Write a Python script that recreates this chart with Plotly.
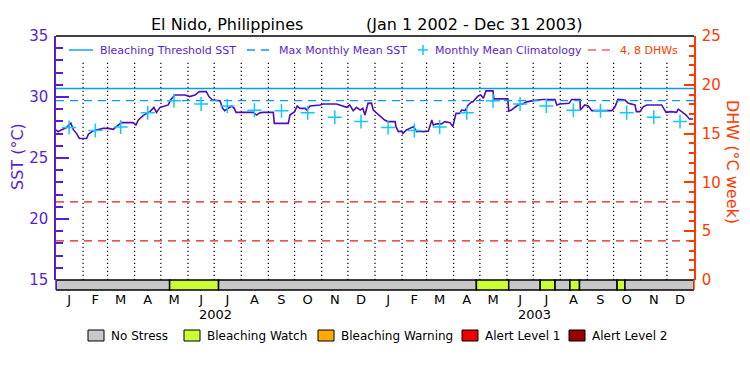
import pandas as pd
import plotly.graph_objects as go

# ---------------- data ----------------
start_date = "2002-01-01"
end_date = "2004-01-01"

sst_day = [0, 2.6, 6, 12, 17, 20, 23.6, 26.7, 35, 37, 42.7, 48, 54, 60, 65.6, 69, 75, 88, 91.5, 94,
           100, 107.5, 112, 115, 119, 128.5, 131, 136, 147.6, 153, 159, 164, 172, 175, 179, 187.6,
           190.7, 193, 197, 201, 204, 206, 225.7, 229.6, 233, 237, 248.6, 249.8, 265.8, 267.7, 273,
           276, 279, 285, 287, 290.6, 302, 306, 321, 325, 332.6, 336, 340, 344, 348, 351, 353.5, 357,
           361, 363, 367, 370.7, 376, 380, 388, 389, 391.7, 395.5, 397, 401, 405, 409, 412.7, 416, 420,
           426, 430, 431.7, 435.6, 441, 445, 450.8, 454, 457.7, 462, 464, 468, 471.7, 475.6, 477, 480.5,
           483, 486, 489, 492, 500, 501, 517, 518, 521, 527, 531, 534, 538.5, 546, 557, 571, 573, 576.6,
           587, 590, 599.5, 600, 605, 609, 613, 636, 639.6, 643, 651, 655, 662.5, 664, 668, 672, 676,
           693, 698, 704, 710, 712, 717.6, 721, 724.7, 729]
sst_val = [27.3, 27.15, 27.3, 27.5, 27.85, 27.3, 27.0, 26.6, 26.6, 26.94, 27.24, 27.35, 27.43, 27.43,
           27.35, 27.57, 27.9, 27.9, 27.7, 28.1, 28.5, 28.8, 29.15, 28.74, 29.15, 29.35, 29.75, 30.16,
           30.16, 30.03, 30.16, 30.44, 30.44, 30.03, 29.75, 29.7, 29.07, 28.88, 29.07, 29.26, 29.07,
           28.74, 28.74, 28.52, 28.7, 28.74, 28.74, 27.84, 27.84, 28.52, 28.8, 29.26, 29.07, 29.07,
           28.93, 29.26, 29.35, 29.43, 29.43, 29.35, 29.15, 29.35, 28.88, 29.15, 28.93, 29.07, 28.52,
           29.48, 29.5, 28.93, 28.66, 28.39, 28.11, 27.98, 27.98, 27.57, 27.16, 27.2, 27.02, 27.3, 27.43,
           27.57, 27.16, 27.2, 27.16, 27.2, 28.11, 27.71, 27.8, 27.8, 27.98, 27.9, 27.57, 28.66, 28.66,
           28.93, 28.88, 29.35, 29.6, 29.6, 29.89, 30.08, 30.16, 29.9, 30.5, 30.5, 29.85, 29.85, 28.85,
           28.93, 29.26, 29.43, 29.43, 29.6, 29.7, 29.8, 29.8, 29.35, 29.43, 29.48, 29.8, 29.8, 28.93,
           29.35, 29.26, 28.88, 28.88, 29.2, 29.8, 29.75, 29.48, 29.35, 28.8, 28.8, 29.2, 29.35, 29.35,
           28.74, 28.8, 28.74, 29.0, 28.66, 28.52, 28.2, 28.2]

clim_months = ["2002-01-16", "2002-02-15", "2002-03-16", "2002-04-16", "2002-05-16", "2002-06-16",
               "2002-07-16", "2002-08-16", "2002-09-16", "2002-10-16", "2002-11-16", "2002-12-16",
               "2003-01-16", "2003-02-15", "2003-03-16", "2003-04-16", "2003-05-16", "2003-06-16",
               "2003-07-16", "2003-08-16", "2003-09-16", "2003-10-16", "2003-11-16", "2003-12-16"]
clim_val = [27.5, 27.25, 27.55, 28.7, 29.7, 29.42, 29.27, 28.92, 28.88, 28.7, 28.33, 28.0,
            27.5, 27.25, 27.55, 28.7, 29.7, 29.42, 29.27, 28.92, 28.88, 28.7, 28.33, 28.0]

bleaching_threshold = 30.7
max_monthly_mean = 29.7
dhw_levels = [4, 8]

month_letters = ["J", "F", "M", "A", "M", "J", "J", "A", "S", "O", "N", "D"] * 2
month_starts = pd.date_range("2002-02-01", "2003-12-01", freq="MS")
years = ["2002", "2003"]
year_mid = ["2002-07-02", "2003-07-02"]

status_start = ["2002-01-01", "2002-05-11", "2002-07-06", "2003-04-27", "2003-06-03", "2003-07-09",
                "2003-07-26", "2003-08-12", "2003-08-23", "2003-10-05", "2003-10-14"]
status_end = ["2002-05-11", "2002-07-06", "2003-04-27", "2003-06-03", "2003-07-09", "2003-07-26",
              "2003-08-12", "2003-08-23", "2003-10-05", "2003-10-14", "2004-01-01"]
status_level = [0, 1, 0, 1, 0, 1, 0, 1, 0, 1, 0]

status_names = ["No Stress", "Bleaching Watch", "Bleaching Warning", "Alert Level 1", "Alert Level 2"]
status_colors = ["#c8c8c8", "#ccff33", "#ffaa00", "#ee0000", "#990000"]

# ---------------- styling ----------------
PURPLE = "#5a1ed2"
LINE_PURPLE = "#4c10b8"
LBLUE = "#0a9af5"
CYAN = "#10c8ff"
ORANGE = "#ff3a00"
RED = "#e41a1a"
FONT = "DejaVu Sans"

PAGE_OFF = 8          # default body margin of the html page
W, H = 750, 375
L, R, T, B = 56, 694, 36, 290  # plot area in page px
PH = B - T
bar_h = 10


def px_x(x):
    return (x - L) / (R - L)


def px_y(y):
    return (B - y) / PH


t0 = pd.Timestamp(start_date)
sst_dates = [t0 + pd.Timedelta(days=d) for d in sst_day]

fig = go.Figure()

fig.add_trace(go.Scatter(x=sst_dates, y=sst_val, mode="lines",
                         line=dict(color=LINE_PURPLE, width=1.6), showlegend=False))
fig.add_trace(go.Scatter(x=[start_date, end_date], y=[bleaching_threshold] * 2, mode="lines",
                         line=dict(color=LBLUE, width=1.4), showlegend=False))
fig.add_trace(go.Scatter(x=[start_date, end_date], y=[max_monthly_mean] * 2, mode="lines",
                         line=dict(color=LBLUE, width=1.4, dash="8px,6px"), showlegend=False))
fig.add_trace(go.Scatter(x=clim_months, y=clim_val, mode="markers",
                         marker=dict(symbol="cross-thin", size=10, line=dict(color=CYAN, width=1.5)),
                         showlegend=False))
for lev in dhw_levels:
    fig.add_trace(go.Scatter(x=[start_date, end_date], y=[lev, lev], mode="lines", yaxis="y2",
                             line=dict(color=RED, width=1.2, dash="8px,6px"), showlegend=False))

shapes = []
# dotted month lines
for m in month_starts:
    shapes.append(dict(type="line", xref="x", yref="y", x0=m, x1=m, y0=15, y1=32.8,
                       line=dict(color="black", width=1.2, dash="1.2px,2.8px"), layer="below"))
# status bar
for s, e, lv in zip(status_start, status_end, status_level):
    shapes.append(dict(type="rect", xref="x", yref="paper", x0=s, x1=e, y0=0, y1=bar_h / PH,
                       fillcolor=status_colors[lv], line=dict(color="black", width=1.5)))
# axis extensions and top border
shapes.append(dict(type="line", xref="paper", yref="paper", x0=0, x1=1, y0=1, y1=1,
                   line=dict(color="black", width=1.5)))
shapes.append(dict(type="line", xref="paper", yref="paper", x0=0, x1=0, y0=0, y1=bar_h / PH,
                   line=dict(color=PURPLE, width=1.5)))
shapes.append(dict(type="line", xref="paper", yref="paper", x0=1, x1=1, y0=0, y1=bar_h / PH,
                   line=dict(color=ORANGE, width=1.5)))

annotations = []
# title
annotations.append(dict(text="El Nido, Philippines", x=px_x(227), y=px_y(24), xref="paper", yref="paper",
                        showarrow=False, xanchor="center", yanchor="middle",
                        font=dict(family=FONT, size=16, color="black")))
annotations.append(dict(text="(Jan 1 2002 - Dec 31 2003)", x=px_x(474), y=px_y(24), xref="paper",
                        yref="paper", showarrow=False, xanchor="center", yanchor="middle",
                        font=dict(family=FONT, size=16, color="black")))
# axis titles
annotations.append(dict(text="SST (\u00b0C)", x=px_x(17), y=px_y(157), xref="paper", yref="paper",
                        showarrow=False, textangle=-90, xanchor="center", yanchor="middle",
                        font=dict(family=FONT, size=16, color=PURPLE)))
annotations.append(dict(text="DHW (\u00b0C week)", x=px_x(733), y=px_y(162), xref="paper", yref="paper",
                        showarrow=False, textangle=90, xanchor="center", yanchor="middle",
                        font=dict(family=FONT, size=16, color=ORANGE)))
# year labels
for yl, ym in zip(years, year_mid):
    annotations.append(dict(text=yl, x=ym, y=px_y(314), xref="x", yref="paper", showarrow=False,
                            xanchor="center", yanchor="middle",
                            font=dict(family=FONT, size=13, color="black")))

# top legend
ly = 50
shapes.append(dict(type="line", xref="paper", yref="paper", x0=px_x(69), x1=px_x(93), y0=px_y(ly),
                   y1=px_y(ly), line=dict(color=LBLUE, width=1.4)))
shapes.append(dict(type="line", xref="paper", yref="paper", x0=px_x(247), x1=px_x(271), y0=px_y(ly),
                   y1=px_y(ly), line=dict(color=LBLUE, width=1.4, dash="8px,6px")))
shapes.append(dict(type="line", xref="paper", yref="paper", x0=px_x(418), x1=px_x(428), y0=px_y(ly),
                   y1=px_y(ly), line=dict(color=CYAN, width=1.5)))
shapes.append(dict(type="line", xref="paper", yref="paper", x0=px_x(423), x1=px_x(423), y0=px_y(ly - 5),
                   y1=px_y(ly + 5), line=dict(color=CYAN, width=1.5)))
shapes.append(dict(type="line", xref="paper", yref="paper", x0=px_x(588), x1=px_x(612), y0=px_y(ly),
                   y1=px_y(ly), line=dict(color=RED, width=1.2, dash="8px,6px")))
for txt, xx, col in [("Bleaching Threshold SST", 98, PURPLE), ("Max Monthly Mean SST", 277, PURPLE),
                     ("Monthly Mean Climatology", 433, PURPLE), ("4, 8 DHWs", 618, ORANGE)]:
    annotations.append(dict(text=txt, x=px_x(xx), y=px_y(ly), xref="paper", yref="paper",
                            showarrow=False, xanchor="left", yanchor="middle",
                            font=dict(family=FONT, size=11, color=col)))

# bottom legend
box_x = [88, 184, 318, 462, 569]
for bx, name, col in zip(box_x, status_names, status_colors):
    shapes.append(dict(type="rect", xref="paper", yref="paper", x0=px_x(bx), x1=px_x(bx + 16),
                       y0=px_y(341), y1=px_y(330), fillcolor=col, line=dict(color="black", width=1)))
    annotations.append(dict(text=name, x=px_x(bx + 21), y=px_y(336), xref="paper", yref="paper",
                            showarrow=False, xanchor="left", yanchor="middle",
                            font=dict(family=FONT, size=12, color="black")))

fig.update_layout(
    width=W - PAGE_OFF, height=H - PAGE_OFF,
    margin=dict(l=L - PAGE_OFF, r=W - R, t=T - PAGE_OFF, b=H - B, pad=0, autoexpand=False),
    plot_bgcolor="white", paper_bgcolor="white",
    showlegend=False,
    shapes=shapes, annotations=annotations,
    xaxis=dict(type="date", range=[start_date, end_date], anchor="free", position=0,
               showline=False, showgrid=False, zeroline=False, ticks="",
               tickvals=clim_months, ticktext=month_letters,
               tickfont=dict(family=FONT, size=13, color="black")),
    yaxis=dict(range=[15, 35], domain=[bar_h / PH, 1], dtick=5, tick0=15,
               ticks="inside", ticklen=13, tickwidth=1.5, tickcolor=PURPLE,
               minor=dict(ticks="inside", ticklen=7, dtick=1, tickcolor=PURPLE, tickwidth=1.5),
               showline=True, linecolor=PURPLE, linewidth=1.5, showgrid=False, zeroline=False,
               tickfont=dict(family=FONT, size=15, color=PURPLE), ticklabelstandoff=3),
    yaxis2=dict(range=[0, 25], overlaying="y", side="right", dtick=5, tick0=0,
                ticks="inside", ticklen=10, tickwidth=1.5, tickcolor=ORANGE,
                minor=dict(ticks="inside", ticklen=5, dtick=1, tickcolor=ORANGE, tickwidth=1.5),
                showline=True, linecolor=ORANGE, linewidth=1.5, showgrid=False, zeroline=False,
                tickfont=dict(family=FONT, size=15, color=ORANGE), ticklabelstandoff=3),
)

fig.write_html("out.html")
────────────────
Please quote the lines of the material, beginning with the first and ending with the one that contains "28.74, 28.8, 28.74, 29.0, 28.66, 28.52, 28.2, 28.2]", exactly as written and without any pictures.

> _Task answer_
Write a Python script that recreates this chart with Plotly.
import pandas as pd
import plotly.graph_objects as go

# ---------------- data ----------------
start_date = "2002-01-01"
end_date = "2004-01-01"

sst_day = [0, 2.6, 6, 12, 17, 20, 23.6, 26.7, 35, 37, 42.7, 48, 54, 60, 65.6, 69, 75, 88, 91.5, 94,
           100, 107.5, 112, 115, 119, 128.5, 131, 136, 147.6, 153, 159, 164, 172, 175, 179, 187.6,
           190.7, 193, 197, 201, 204, 206, 225.7, 229.6, 233, 237, 248.6, 249.8, 265.8, 267.7, 273,
           276, 279, 285, 287, 290.6, 302, 306, 321, 325, 332.6, 336, 340, 344, 348, 351, 353.5, 357,
           361, 363, 367, 370.7, 376, 380, 388, 389, 391.7, 395.5, 397, 401, 405, 409, 412.7, 416, 420,
           426, 430, 431.7, 435.6, 441, 445, 450.8, 454, 457.7, 462, 464, 468, 471.7, 475.6, 477, 480.5,
           483, 486, 489, 492, 500, 501, 517, 518, 521, 527, 531, 534, 538.5, 546, 557, 571, 573, 576.6,
           587, 590, 599.5, 600, 605, 609, 613, 636, 639.6, 643, 651, 655, 662.5, 664, 668, 672, 676,
           693, 698, 704, 710, 712, 717.6, 721, 724.7, 729]
sst_val = [27.3, 27.15, 27.3, 27.5, 27.85, 27.3, 27.0, 26.6, 26.6, 26.94, 27.24, 27.35, 27.43, 27.43,
           27.35, 27.57, 27.9, 27.9, 27.7, 28.1, 28.5, 28.8, 29.15, 28.74, 29.15, 29.35, 29.75, 30.16,
           30.16, 30.03, 30.16, 30.44, 30.44, 30.03, 29.75, 29.7, 29.07, 28.88, 29.07, 29.26, 29.07,
           28.74, 28.74, 28.52, 28.7, 28.74, 28.74, 27.84, 27.84, 28.52, 28.8, 29.26, 29.07, 29.07,
           28.93, 29.26, 29.35, 29.43, 29.43, 29.35, 29.15, 29.35, 28.88, 29.15, 28.93, 29.07, 28.52,
           29.48, 29.5, 28.93, 28.66, 28.39, 28.11, 27.98, 27.98, 27.57, 27.16, 27.2, 27.02, 27.3, 27.43,
           27.57, 27.16, 27.2, 27.16, 27.2, 28.11, 27.71, 27.8, 27.8, 27.98, 27.9, 27.57, 28.66, 28.66,
           28.93, 28.88, 29.35, 29.6, 29.6, 29.89, 30.08, 30.16, 29.9, 30.5, 30.5, 29.85, 29.85, 28.85,
           28.93, 29.26, 29.43, 29.43, 29.6, 29.7, 29.8, 29.8, 29.35, 29.43, 29.48, 29.8, 29.8, 28.93,
           29.35, 29.26, 28.88, 28.88, 29.2, 29.8, 29.75, 29.48, 29.35, 28.8, 28.8, 29.2, 29.35, 29.35,
           28.74, 28.8, 28.74, 29.0, 28.66, 28.52, 28.2, 28.2]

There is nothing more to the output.